··· STORED ROWS
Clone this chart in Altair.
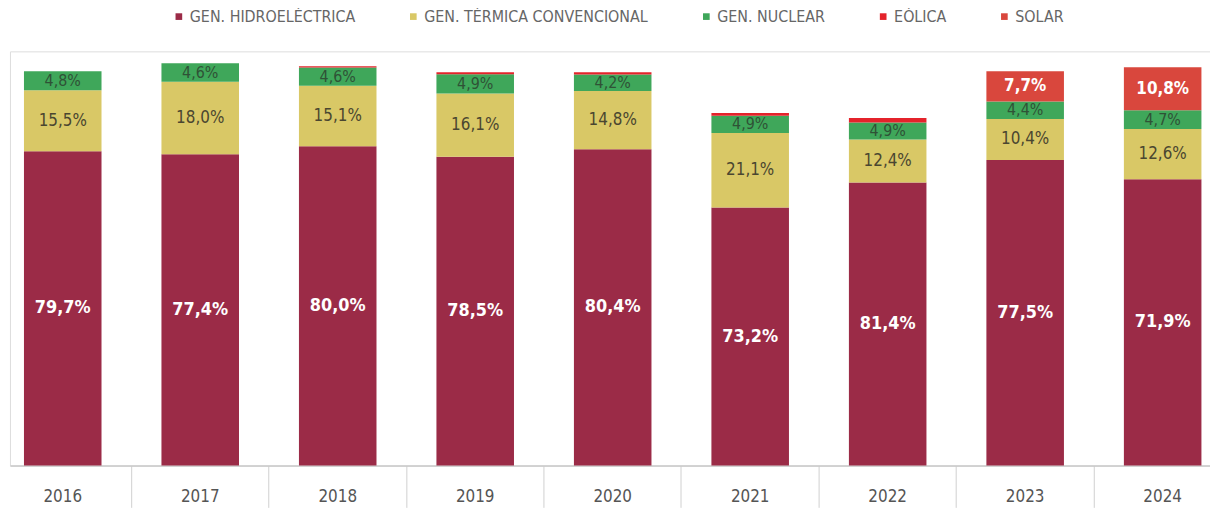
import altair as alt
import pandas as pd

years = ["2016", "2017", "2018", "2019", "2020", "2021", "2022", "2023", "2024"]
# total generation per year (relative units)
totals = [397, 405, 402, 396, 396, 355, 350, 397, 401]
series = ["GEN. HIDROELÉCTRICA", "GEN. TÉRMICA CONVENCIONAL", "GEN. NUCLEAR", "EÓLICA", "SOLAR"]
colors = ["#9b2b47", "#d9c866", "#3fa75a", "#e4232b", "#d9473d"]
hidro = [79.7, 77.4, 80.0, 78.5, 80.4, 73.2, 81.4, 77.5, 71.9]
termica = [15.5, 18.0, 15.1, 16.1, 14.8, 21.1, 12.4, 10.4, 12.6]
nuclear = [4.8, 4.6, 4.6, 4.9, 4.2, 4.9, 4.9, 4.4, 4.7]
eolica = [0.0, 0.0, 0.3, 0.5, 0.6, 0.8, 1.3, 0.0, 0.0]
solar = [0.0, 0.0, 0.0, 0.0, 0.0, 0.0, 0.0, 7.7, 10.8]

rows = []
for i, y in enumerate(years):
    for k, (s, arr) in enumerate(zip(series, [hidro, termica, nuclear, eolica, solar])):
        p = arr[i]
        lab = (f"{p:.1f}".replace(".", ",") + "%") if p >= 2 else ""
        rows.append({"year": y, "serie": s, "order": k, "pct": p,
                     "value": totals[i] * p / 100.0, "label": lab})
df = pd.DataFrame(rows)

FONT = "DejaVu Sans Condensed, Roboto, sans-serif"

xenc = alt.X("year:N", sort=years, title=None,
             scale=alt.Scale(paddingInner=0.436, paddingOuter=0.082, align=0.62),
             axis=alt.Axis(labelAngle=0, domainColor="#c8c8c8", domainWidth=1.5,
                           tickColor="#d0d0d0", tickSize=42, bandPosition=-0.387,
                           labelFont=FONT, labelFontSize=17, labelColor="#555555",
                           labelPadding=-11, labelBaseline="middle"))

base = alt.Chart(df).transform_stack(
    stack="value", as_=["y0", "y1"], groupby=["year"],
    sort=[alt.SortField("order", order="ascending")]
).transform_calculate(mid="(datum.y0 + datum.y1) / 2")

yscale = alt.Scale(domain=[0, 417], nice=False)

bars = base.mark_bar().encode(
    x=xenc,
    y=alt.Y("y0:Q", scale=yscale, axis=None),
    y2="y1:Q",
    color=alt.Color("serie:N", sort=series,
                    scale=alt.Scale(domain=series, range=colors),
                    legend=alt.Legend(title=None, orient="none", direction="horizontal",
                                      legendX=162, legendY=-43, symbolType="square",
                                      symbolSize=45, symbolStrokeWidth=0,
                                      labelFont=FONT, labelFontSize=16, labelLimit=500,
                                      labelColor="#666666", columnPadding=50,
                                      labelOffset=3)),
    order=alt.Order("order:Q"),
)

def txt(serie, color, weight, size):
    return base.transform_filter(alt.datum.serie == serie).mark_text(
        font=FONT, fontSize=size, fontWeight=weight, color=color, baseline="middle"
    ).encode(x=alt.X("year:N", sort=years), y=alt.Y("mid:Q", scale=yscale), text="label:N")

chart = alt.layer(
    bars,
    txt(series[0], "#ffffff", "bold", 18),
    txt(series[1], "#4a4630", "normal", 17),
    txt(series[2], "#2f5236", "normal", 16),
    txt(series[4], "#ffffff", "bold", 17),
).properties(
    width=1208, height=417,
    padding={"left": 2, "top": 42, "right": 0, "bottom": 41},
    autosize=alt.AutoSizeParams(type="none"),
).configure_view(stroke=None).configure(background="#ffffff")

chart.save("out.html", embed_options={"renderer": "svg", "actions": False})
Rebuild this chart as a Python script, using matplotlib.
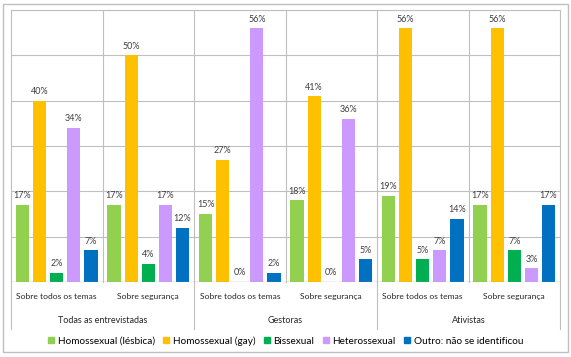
······
GOAL
Repeat, exactly and in full, each line from the start of the data to the line that contains "solar = [0.0, 0.0, 0.0, 0.0, 0.0, 0.0, 0.0, 7.7, 10.8]". Pictures do not go in.

FINAL RESULT
Clone this chart in Altair.
import altair as alt
import pandas as pd

years = ["2016", "2017", "2018", "2019", "2020", "2021", "2022", "2023", "2024"]
# total generation per year (relative units)
totals = [397, 405, 402, 396, 396, 355, 350, 397, 401]
series = ["GEN. HIDROELÉCTRICA", "GEN. TÉRMICA CONVENCIONAL", "GEN. NUCLEAR", "EÓLICA", "SOLAR"]
colors = ["#9b2b47", "#d9c866", "#3fa75a", "#e4232b", "#d9473d"]
hidro = [79.7, 77.4, 80.0, 78.5, 80.4, 73.2, 81.4, 77.5, 71.9]
termica = [15.5, 18.0, 15.1, 16.1, 14.8, 21.1, 12.4, 10.4, 12.6]
nuclear = [4.8, 4.6, 4.6, 4.9, 4.2, 4.9, 4.9, 4.4, 4.7]
eolica = [0.0, 0.0, 0.3, 0.5, 0.6, 0.8, 1.3, 0.0, 0.0]
solar = [0.0, 0.0, 0.0, 0.0, 0.0, 0.0, 0.0, 7.7, 10.8]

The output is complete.